## Start LISTED RECORDS
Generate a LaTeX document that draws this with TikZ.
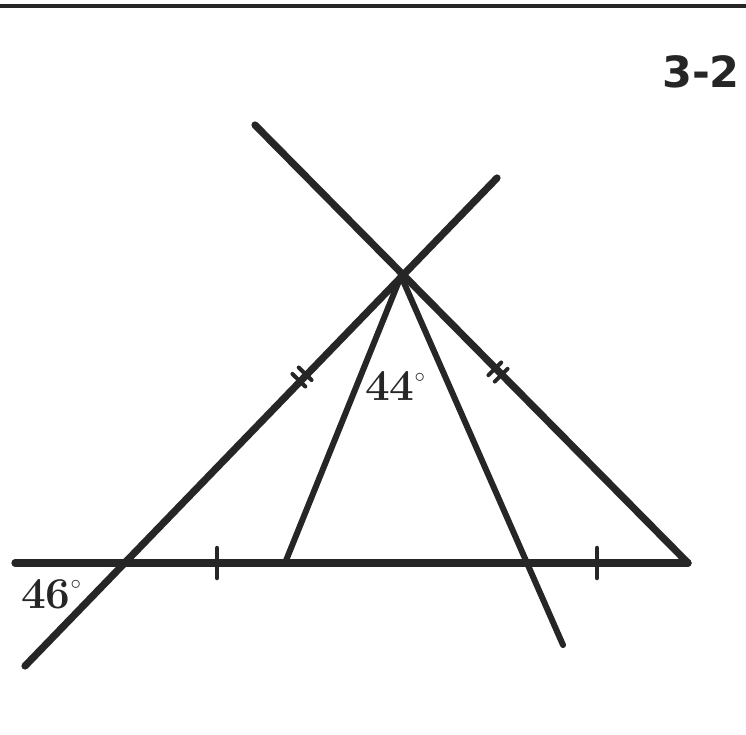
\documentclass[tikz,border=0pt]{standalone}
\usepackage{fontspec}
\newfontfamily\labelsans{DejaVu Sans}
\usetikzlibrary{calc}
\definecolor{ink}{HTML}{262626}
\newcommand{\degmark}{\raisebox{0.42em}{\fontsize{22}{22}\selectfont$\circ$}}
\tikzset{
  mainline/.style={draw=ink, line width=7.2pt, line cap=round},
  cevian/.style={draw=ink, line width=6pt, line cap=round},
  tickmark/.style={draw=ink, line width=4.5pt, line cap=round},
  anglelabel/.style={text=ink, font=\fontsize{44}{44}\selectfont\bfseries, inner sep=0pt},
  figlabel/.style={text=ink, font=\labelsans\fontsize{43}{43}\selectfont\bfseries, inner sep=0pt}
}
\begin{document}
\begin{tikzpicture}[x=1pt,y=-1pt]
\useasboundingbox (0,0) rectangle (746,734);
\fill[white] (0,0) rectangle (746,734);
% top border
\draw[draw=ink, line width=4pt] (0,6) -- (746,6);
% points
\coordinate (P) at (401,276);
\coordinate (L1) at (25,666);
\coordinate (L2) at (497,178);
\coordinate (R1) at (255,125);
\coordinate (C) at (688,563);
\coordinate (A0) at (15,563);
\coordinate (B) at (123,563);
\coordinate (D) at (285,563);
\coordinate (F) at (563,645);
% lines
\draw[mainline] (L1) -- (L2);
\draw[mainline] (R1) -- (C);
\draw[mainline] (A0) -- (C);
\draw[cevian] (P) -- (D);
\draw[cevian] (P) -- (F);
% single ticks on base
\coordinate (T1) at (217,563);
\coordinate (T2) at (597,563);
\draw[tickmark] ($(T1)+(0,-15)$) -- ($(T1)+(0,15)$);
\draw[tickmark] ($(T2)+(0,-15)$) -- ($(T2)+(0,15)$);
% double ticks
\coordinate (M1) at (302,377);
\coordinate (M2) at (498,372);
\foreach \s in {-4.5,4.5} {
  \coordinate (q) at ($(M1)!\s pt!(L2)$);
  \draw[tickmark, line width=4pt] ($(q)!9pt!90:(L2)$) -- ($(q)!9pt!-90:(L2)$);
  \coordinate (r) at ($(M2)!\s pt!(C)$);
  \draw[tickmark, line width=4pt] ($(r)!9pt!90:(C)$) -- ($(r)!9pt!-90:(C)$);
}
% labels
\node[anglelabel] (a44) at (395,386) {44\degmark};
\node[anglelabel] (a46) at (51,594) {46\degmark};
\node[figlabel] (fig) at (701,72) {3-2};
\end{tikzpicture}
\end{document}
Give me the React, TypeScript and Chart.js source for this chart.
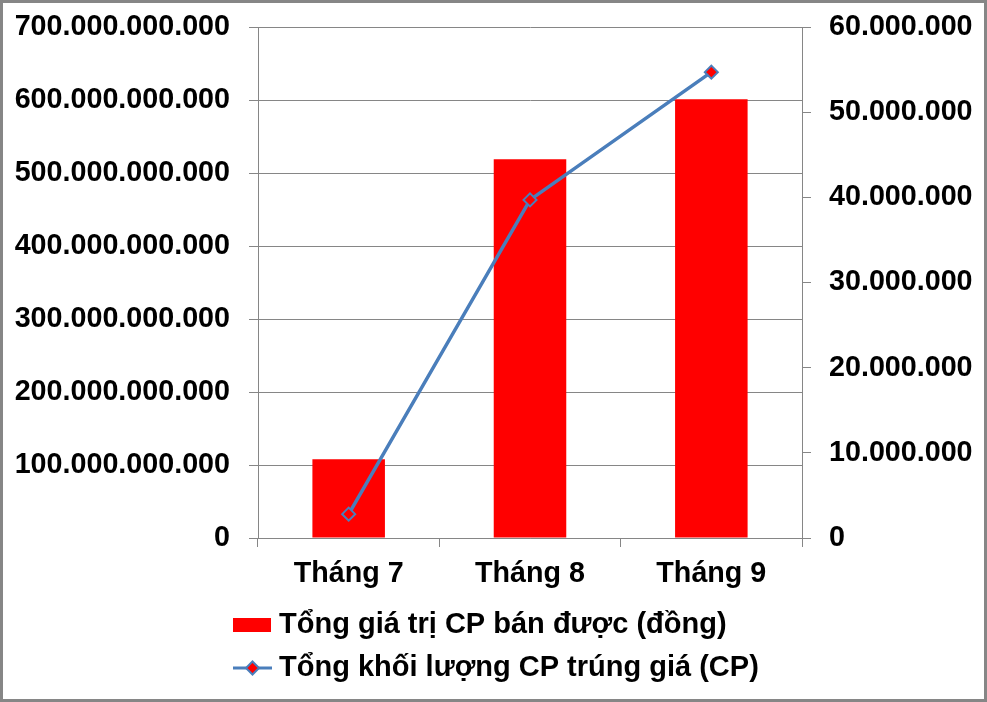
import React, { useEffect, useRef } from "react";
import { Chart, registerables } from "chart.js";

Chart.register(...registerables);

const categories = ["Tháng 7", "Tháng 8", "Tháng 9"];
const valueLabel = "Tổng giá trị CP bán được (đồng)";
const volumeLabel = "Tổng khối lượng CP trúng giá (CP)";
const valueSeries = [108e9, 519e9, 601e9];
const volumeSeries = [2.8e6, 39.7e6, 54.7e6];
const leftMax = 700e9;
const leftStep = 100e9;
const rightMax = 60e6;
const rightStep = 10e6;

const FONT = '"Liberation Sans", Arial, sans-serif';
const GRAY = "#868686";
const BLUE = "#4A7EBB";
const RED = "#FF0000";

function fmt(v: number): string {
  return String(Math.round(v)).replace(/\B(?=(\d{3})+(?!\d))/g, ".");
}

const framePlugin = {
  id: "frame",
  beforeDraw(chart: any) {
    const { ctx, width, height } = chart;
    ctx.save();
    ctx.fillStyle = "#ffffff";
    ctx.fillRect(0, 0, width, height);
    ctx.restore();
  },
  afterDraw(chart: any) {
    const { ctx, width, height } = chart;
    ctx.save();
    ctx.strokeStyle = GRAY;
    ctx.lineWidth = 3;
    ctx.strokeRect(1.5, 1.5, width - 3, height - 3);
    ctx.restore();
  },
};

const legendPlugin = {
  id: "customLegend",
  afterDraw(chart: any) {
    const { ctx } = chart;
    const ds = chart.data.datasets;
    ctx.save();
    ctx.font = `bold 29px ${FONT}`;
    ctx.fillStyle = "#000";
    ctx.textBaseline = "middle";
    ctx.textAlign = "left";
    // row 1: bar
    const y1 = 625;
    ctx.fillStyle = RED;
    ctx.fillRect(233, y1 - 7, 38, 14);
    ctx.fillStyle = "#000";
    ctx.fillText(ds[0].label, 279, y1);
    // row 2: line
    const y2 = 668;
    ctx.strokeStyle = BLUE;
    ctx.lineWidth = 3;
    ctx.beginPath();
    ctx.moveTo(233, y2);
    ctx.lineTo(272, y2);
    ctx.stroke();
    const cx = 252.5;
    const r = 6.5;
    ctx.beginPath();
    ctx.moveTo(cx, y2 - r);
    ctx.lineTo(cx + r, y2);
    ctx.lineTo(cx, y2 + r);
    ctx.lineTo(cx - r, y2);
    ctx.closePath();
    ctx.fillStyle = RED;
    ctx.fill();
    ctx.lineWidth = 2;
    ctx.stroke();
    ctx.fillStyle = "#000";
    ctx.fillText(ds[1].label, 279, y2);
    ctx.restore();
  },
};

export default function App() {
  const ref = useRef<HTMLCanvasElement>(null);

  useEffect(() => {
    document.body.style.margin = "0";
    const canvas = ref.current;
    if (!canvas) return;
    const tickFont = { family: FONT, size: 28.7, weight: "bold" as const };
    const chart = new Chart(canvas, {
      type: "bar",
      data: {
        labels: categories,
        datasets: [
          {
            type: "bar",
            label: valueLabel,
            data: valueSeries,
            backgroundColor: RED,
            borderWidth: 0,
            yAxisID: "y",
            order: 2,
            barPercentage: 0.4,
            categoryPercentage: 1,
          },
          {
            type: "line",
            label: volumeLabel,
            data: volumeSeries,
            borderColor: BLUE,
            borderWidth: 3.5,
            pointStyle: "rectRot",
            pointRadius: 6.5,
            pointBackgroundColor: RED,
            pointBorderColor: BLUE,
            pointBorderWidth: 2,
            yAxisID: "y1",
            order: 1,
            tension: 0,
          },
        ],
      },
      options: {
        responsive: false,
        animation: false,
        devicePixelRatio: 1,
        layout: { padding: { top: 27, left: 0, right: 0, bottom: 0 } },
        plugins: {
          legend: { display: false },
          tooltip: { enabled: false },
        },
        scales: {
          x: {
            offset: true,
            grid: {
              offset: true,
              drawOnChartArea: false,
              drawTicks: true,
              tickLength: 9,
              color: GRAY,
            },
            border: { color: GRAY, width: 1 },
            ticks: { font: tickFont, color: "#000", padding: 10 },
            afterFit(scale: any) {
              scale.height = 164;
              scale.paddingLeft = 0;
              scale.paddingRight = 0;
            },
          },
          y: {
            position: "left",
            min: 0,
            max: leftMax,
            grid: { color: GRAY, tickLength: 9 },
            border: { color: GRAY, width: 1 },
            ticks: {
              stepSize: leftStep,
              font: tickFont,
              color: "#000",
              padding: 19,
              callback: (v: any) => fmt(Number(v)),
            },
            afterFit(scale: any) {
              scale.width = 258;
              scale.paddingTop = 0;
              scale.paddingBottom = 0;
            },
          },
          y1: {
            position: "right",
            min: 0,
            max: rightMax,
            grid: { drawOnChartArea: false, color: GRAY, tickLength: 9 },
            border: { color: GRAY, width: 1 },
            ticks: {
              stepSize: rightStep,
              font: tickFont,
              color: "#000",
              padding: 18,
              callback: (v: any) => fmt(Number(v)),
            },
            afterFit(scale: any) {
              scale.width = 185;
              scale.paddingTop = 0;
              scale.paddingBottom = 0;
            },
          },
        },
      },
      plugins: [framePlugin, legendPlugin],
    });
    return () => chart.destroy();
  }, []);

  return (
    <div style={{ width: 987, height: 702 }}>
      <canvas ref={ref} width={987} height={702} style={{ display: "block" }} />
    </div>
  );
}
## End LISTED RECORDS
EXERCISE
Exactly as they stand, quote the lines beginning with the one that contains "Give me the" and ending with the one that contains "Chart.register(...registerables);", with no pictures.

EXERCISE RESPONSE
Give me the React, TypeScript and Chart.js source for this chart.
import React, { useEffect, useRef } from "react";
import { Chart, registerables } from "chart.js";

Chart.register(...registerables);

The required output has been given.